From April 2013, a phased introduction of Real Time Information (RTI) will see employers submitting payroll data to HMRC via the centralised registration service for e-Government services in the UK, Government Gateway, on or before payments credit employee’s bank accounts.
These new measures could greatly increase the workload for employers so Ken Davies, director of payroll services at accountancy firm Mitchell Charlesworth explains how the new measures will work.
What is Real Time Information for Payroll?
By October 2013, all employers will have to submit under RTI. However, HMRC will roll out RTI by issuing employers with directives to commence submitting RTI returns from as early as April 2013.
The current system allows employers to issue PAYE information to HMRC at the Payroll Year End using electronic versions of the traditional forms P35 and P60. The new RTI system will require firms to send all the employ’s payroll data to HMRC via the Government Gateway on or before the date each employee is paid.
HMRC have also been floating the idea of employers submitting Online Monthly PAYE Statements to confirm their overall PAYE/National Insurance liability for the month.
This is because employers may have offsets against statutory payments such as Statutory Maternity Pay and Statutory Sick Pay that would reduce liability or tax suffered/deducted under the Construction Industry Scheme that are otherwise reported outside of RTI.
Therefore, come the 19th or 22nd of the month, HMRC will know exactly how much employers owe them.
Paying by BACS?
The government wants to verify that payments made to employees match those within the RTI submission and so a referencing system was devised.

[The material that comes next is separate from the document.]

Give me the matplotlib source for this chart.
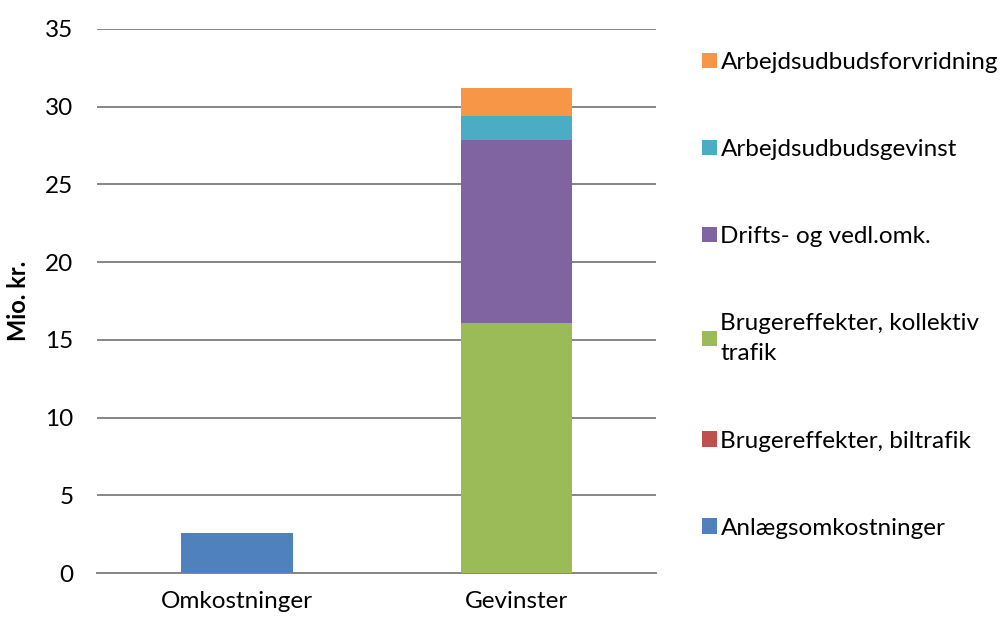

For those who pay employees by BACS, a unique cross-reference (hash) will be required to accompany each payment to employees, which will need to be included in the separate RTI submission to HMRC. If payments are made by cash or cheque, then an RTI submission will still be required but without hashes.
As BACS deal with around 96% of all payments in the UK, the hash will enable HMRC to corroborate the payroll data submitted to HMRC against the payment made to the individual.
This corroboration will assist the Department of Work and Pensions (DWP) with the administration of the Government’s Universal Credit, due to commence October 2013. By providing the DWP with access to the exact details of what earnings, tax and hours of each taxpaying claimant at any given point, the government hopes to reduce the time spent processing claims and prevent the under and over payment of benefits.
How can employers prepare for these changes?
There are four points businesses should consider:
- Data Cleansing – submit employee data to HMRC before RTI is live so HMRC can advise correct or incomplete data
- Improve and Maintain Data Quality – Make sure you obtain dates of birth, use full names and include addresses when employees are entered on your payroll.
- Speak to your payroll software supplier or payroll provider – Make sure they can deliver on Real Time Information
- Banking – Are you able to use a file your payroll software generates to submit to BACS using your banking facility?
Assuming your payroll software will be capable of supporting your needs for RTI and you are confident with processing payment files generated by your payroll software then you will need to keep an eye out for your “On Boarding Date” issued to you by HMRC.
The On Boarding Date will be when you are required to file your first submission under RTI, including data to allow HMRC to align their in year and personal data to yours.
How will these payroll changes impact on employers?
There is a lot of merit in what is trying to be achieved by HMRC but there appears to be a disproportionate level of responsibility being placed on employers in a short space of time.
Employers may need a helping hand in being shown how to submit under RTI or import a payment file including hashes from their software rather than keying in individual amounts as they are used to.
The advent of RTI will do away with separate processes for starters and Employer Annual Return Forms P35/P14. HMRC will inititally take a “softly, softly” with penalties for non-compliance so take the opportunity to get things in place now these fines could run up quite quickly once they start to be issued.